The French just love traditional dishes made of melted creamy cheese with potatoes and deli meat. Among those, tartiflette is the perfect meal in winter! Called gratin in French, it’s made of potatoes, reblochon cheese and bacon.
Please don’t run away when you’ll read the ingredients of this recipe: cheese, potatoes, onions, bacon and white wine. I also have healthy recipes in the blog! But it’s winter, and we do, in France, love to eat melted cheese dishes when it’s cold or snowing outside, or after a nice day skiing.
I’m often asked for the original and traditional recipe of Reblochon cheese tartiflette but’s it’s actually quite a recent dish.

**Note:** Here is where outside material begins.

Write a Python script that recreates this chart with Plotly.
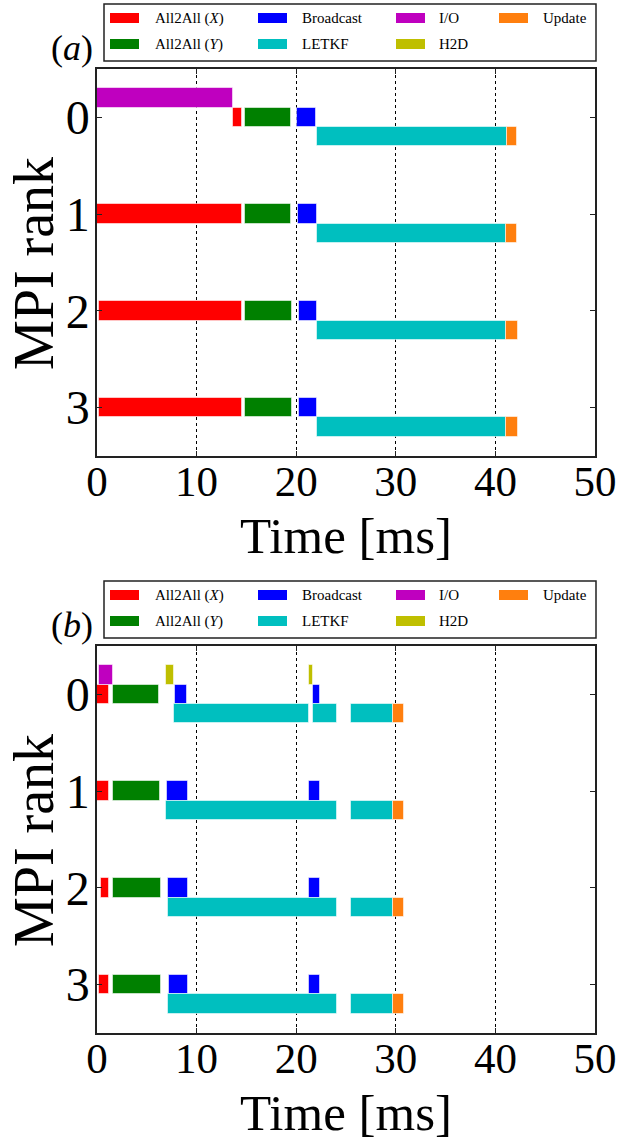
import plotly.graph_objects as go

W, H = 628, 1140

RANKS = [0, 1, 2, 3]
X_TICKS = [0, 10, 20, 30, 40, 50]
TASKS = ["All2All (X)", "All2All (Y)", "Broadcast", "LETKF", "I/O", "H2D", "Update"]

# ---- panel (a): segments as (rank, start_ms, end_ms) ----
A_ALL2ALL_X = [(0, 13.65, 14.56), (1, 0.0, 14.56), (2, 0.2, 14.56), (3, 0.2, 14.56)]
A_ALL2ALL_Y = [(0, 14.9, 19.45), (1, 14.9, 19.5), (2, 14.9, 19.55), (3, 14.9, 19.6)]
A_BROADCAST = [(0, 20.1, 22.0), (1, 20.2, 22.05), (2, 20.3, 22.05), (3, 20.3, 22.1)]
A_LETKF = [(0, 22.1, 41.16), (1, 22.1, 41.06), (2, 22.1, 41.06), (3, 22.1, 41.06)]
A_IO = [(0, 0.0, 13.65)]
A_H2D = []
A_UPDATE = [(0, 41.16, 42.2), (1, 41.06, 42.2), (2, 41.06, 42.3), (3, 41.06, 42.3)]

# ---- panel (b) ----
B_ALL2ALL_X = [(0, 0.03, 1.2), (1, 0.03, 1.2), (2, 0.43, 1.2), (3, 0.2, 1.2)]
B_ALL2ALL_Y = [(0, 1.64, 6.22), (1, 1.64, 6.3), (2, 1.64, 6.4), (3, 1.64, 6.4)]
B_BROADCAST = [(0, 7.86, 9.04), (0, 21.72, 22.42),
               (1, 7.06, 9.14), (1, 21.32, 22.42),
               (2, 7.13, 9.14), (2, 21.32, 22.42),
               (3, 7.23, 9.14), (3, 21.32, 22.42)]
B_LETKF = [(0, 7.76, 21.32), (0, 21.72, 24.06), (0, 25.5, 29.75),
           (1, 6.96, 24.06), (1, 25.5, 29.75),
           (2, 7.13, 24.06), (2, 25.5, 29.75),
           (3, 7.13, 24.06), (3, 25.5, 29.75)]
B_IO = [(0, 0.2, 1.64)]
B_H2D = [(0, 6.96, 7.76), (0, 21.29, 21.69)]
B_UPDATE = [(0, 29.75, 30.82), (1, 29.75, 30.82), (2, 29.75, 30.82), (3, 29.75, 30.82)]

COLORS = {
    "All2All (X)": "#ff0000",
    "All2All (Y)": "#008000",
    "Broadcast": "#0000ff",
    "LETKF": "#00bfbf",
    "I/O": "#bf00bf",
    "H2D": "#bfbf00",
    "Update": "#ff7f0e",
}
LANE = {"I/O": -0.2, "H2D": -0.2, "All2All (X)": 0.0, "All2All (Y)": 0.0,
        "Broadcast": 0.0, "LETKF": 0.2, "Update": 0.2}
LABELS = {"All2All (X)": "All2All (<i>X</i>)", "All2All (Y)": "All2All (<i>Y</i>)"}

PANELS = [
    {"x": "x", "y": "y", "data": {"All2All (X)": A_ALL2ALL_X, "All2All (Y)": A_ALL2ALL_Y,
                                  "Broadcast": A_BROADCAST, "LETKF": A_LETKF, "I/O": A_IO,
                                  "H2D": A_H2D, "Update": A_UPDATE}},
    {"x": "x2", "y": "y2", "data": {"All2All (X)": B_ALL2ALL_X, "All2All (Y)": B_ALL2ALL_Y,
                                    "Broadcast": B_BROADCAST, "LETKF": B_LETKF, "I/O": B_IO,
                                    "H2D": B_H2D, "Update": B_UPDATE}},
]


def px(x):
    return x / W


def py(y):
    return 1 - y / H


fig = go.Figure()
for p in PANELS:
    for task in TASKS:
        segs = p["data"][task]
        if not segs:
            continue
        fig.add_trace(go.Bar(
            orientation="h",
            y=[r + LANE[task] for r, s, e in segs],
            base=[s for r, s, e in segs],
            x=[e - s for r, s, e in segs],
            width=0.2,
            marker=dict(color=COLORS[task], line=dict(width=1, color="rgba(255,255,255,0.55)")),
            xaxis=p["x"], yaxis=p["y"], showlegend=False, name=task,
        ))

FONT = "Liberation Serif"
OFFSET = 577  # second panel is shifted down by this many pixels

axis_common = dict(showline=True, linecolor="#222", linewidth=1.5, mirror="ticks",
                   ticks="inside", ticklen=5, tickcolor="#222", zeroline=False,
                   automargin=False)

layout = dict(
    width=W, height=H, autosize=False,
    margin=dict(l=0, r=0, t=0, b=0, pad=0),
    paper_bgcolor="white", plot_bgcolor="white",
    barmode="overlay", bargap=0,
    font=dict(family=FONT, color="black"),
)
for i, (xa, ya) in enumerate([("xaxis", "yaxis"), ("xaxis2", "yaxis2")]):
    off = i * OFFSET
    layout[xa] = dict(axis_common, domain=[px(97), px(595)], range=[0, 50],
                      tickvals=X_TICKS, tickfont=dict(size=43, family=FONT),
                      ticklabelstandoff=-13,
                      showgrid=True, gridcolor="black", griddash="dot", gridwidth=1,
                      anchor="y" if i == 0 else "y2")
    layout[ya] = dict(axis_common, domain=[py(456 + off), py(69 + off)], range=[3.5, -0.5],
                      tickvals=RANKS, tickfont=dict(size=48, family=FONT), showgrid=False,
                      ticklabelstandoff=-4,
                      anchor="x" if i == 0 else "x2")

fig.update_layout(**layout)

# axis titles, panel letters and legends
for i, letter in enumerate(["a", "b"]):
    off = i * OFFSET
    fig.add_annotation(xref="paper", yref="paper", x=px(346), y=py(536 + off),
                       text="Time [ms]", showarrow=False, xanchor="center", yanchor="middle",
                       font=dict(size=51, family=FONT))
    fig.add_annotation(xref="paper", yref="paper", x=px(34), y=py(264 + off),
                       text="MPI rank", textangle=-90, showarrow=False,
                       xanchor="center", yanchor="middle", font=dict(size=56, family=FONT))
    fig.add_annotation(xref="paper", yref="paper", x=px(72), y=py(48 + off),
                       text=f"(<i>{letter}</i>)", showarrow=False, xanchor="center",
                       yanchor="middle", font=dict(size=36, family=FONT))
    # legend frame
    fig.add_shape(type="rect", xref="paper", yref="paper",
                  x0=px(104), x1=px(596), y0=py(61 + off), y1=py(4 + off),
                  line=dict(color="#222", width=1.5), fillcolor="white")
    cols = [(110, 153), (258, 300), (396, 437), (499, 541)]
    rows = [18, 44]
    order = [["All2All (X)", "All2All (Y)"], ["Broadcast", "LETKF"], ["I/O", "H2D"], ["Update"]]
    for ci, col_tasks in enumerate(order):
        sx, tx = cols[ci]
        for ri, task in enumerate(col_tasks):
            cy = rows[ri] + off
            fig.add_shape(type="rect", xref="paper", yref="paper",
                          x0=px(sx), x1=px(sx + 29), y0=py(cy + 5), y1=py(cy - 5),
                          line=dict(width=0), fillcolor=COLORS[task])
            fig.add_annotation(xref="paper", yref="paper", x=px(tx), y=py(cy),
                               text=LABELS.get(task, task), showarrow=False,
                               xanchor="left", yanchor="middle",
                               font=dict(size=15, family=FONT))

fig.write_html("out.html",
               config={"displayModeBar": False},
               post_script="document.body.style.margin='0px';"
                           "document.body.style.overflow='hidden';")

The story behind Tartiflette recipe
I was raised in the French Alps some time ago and this dish wasn’t popular yet as it have been invented in the 1980s by Reblochon producers organization who were searching for a new way of promoting their products. At that time we actually had traditions of cooking together potatoes, onion and bacon in a pan called the “pela”. There was also a dish called the “croute” (literally “crust”) accommodating leftovers of ham and cheese with white wine over stale bread. Home cooks in the Alps, as my mom use to do, served raclette by melting raclette cheese in the oven over potatoes in a baking dish, just the way we now prepare tartiflette. The name tartiflette comes from the local name for potatoes “tartifla”.
The ideal amount of cheese is of 1 Reblochon wheel for 4 serves, but if you’re afraid of getting a very rich dish, just have 1 wheel for 6, as in the below recipe. Please, never ever add cream as I can see in some recipes! If you want the tartiflette to be really creamy, choose a high quality cheese or increase the quantity of Reblochon.
Tartiflette, French Apls Reblochon Cheese Casserole
Ingredients
- 1.2 kg potato peeled, cut into cubes or chunk
- 1 whole reblochon cheese cheese wheel or 1 ½ if you like the dish very creamy
- 400 gr bacon diced
- 2 large onion diced
- 120 ml dry white wine ½ cup (optional)
- salt
- pepper freshly ground
- NO CREAM !!
Instructions
- Start by preparing all ingredients. Peel and dice onions. Peel potatoes. Throw them in a bowl with cold water as you go. Dry potatoes and cut them into small cubes or chunk (the smallest pieces are, the quickest the cooking time will be).
- In a frying pan or a skillet, heat neutral oil (such as peanut oil, not olive oil as it is too strong in taste). Throw in onions and let them fry for 5 min, adding salt (this way vegetation water will evade from onions and they won’t burn). Pour in potatoes. At first brown them (adding fat if necessary) and cover until almost cook. The cooking time depends on the size of cubes or chunks, roughly 30 minutes.
- Preheat oven to 180°C – 350°F. Cut cheese into 4 equal parts then each piece into 2 in thickness.
- At the very end of the potatoes cooking process, add bacon and white wine (optional). Stir and immediately pour into a baking dish. Arrange over the pieces of Reblochon cheese, cut side against potatoes, crust on top (as pictured below).
- Bake for about 15minutes until cheese melts. Make sure to remove from the oven when cheese becomes nicely melted and runny. Heated too long cheese will split, to reveal only its fat and lose its delicious creamy texture.
I made this tonight for my family (having been blessed to have it last winter for the first time while in France), and we all found it to be delicious! I was unable to find Reblochon cheese, so I substituted Delice de Bourgogne, and it worked nicely. Thank your so much (and I’d love to hear your suggestions for substitutions for the Reblochon).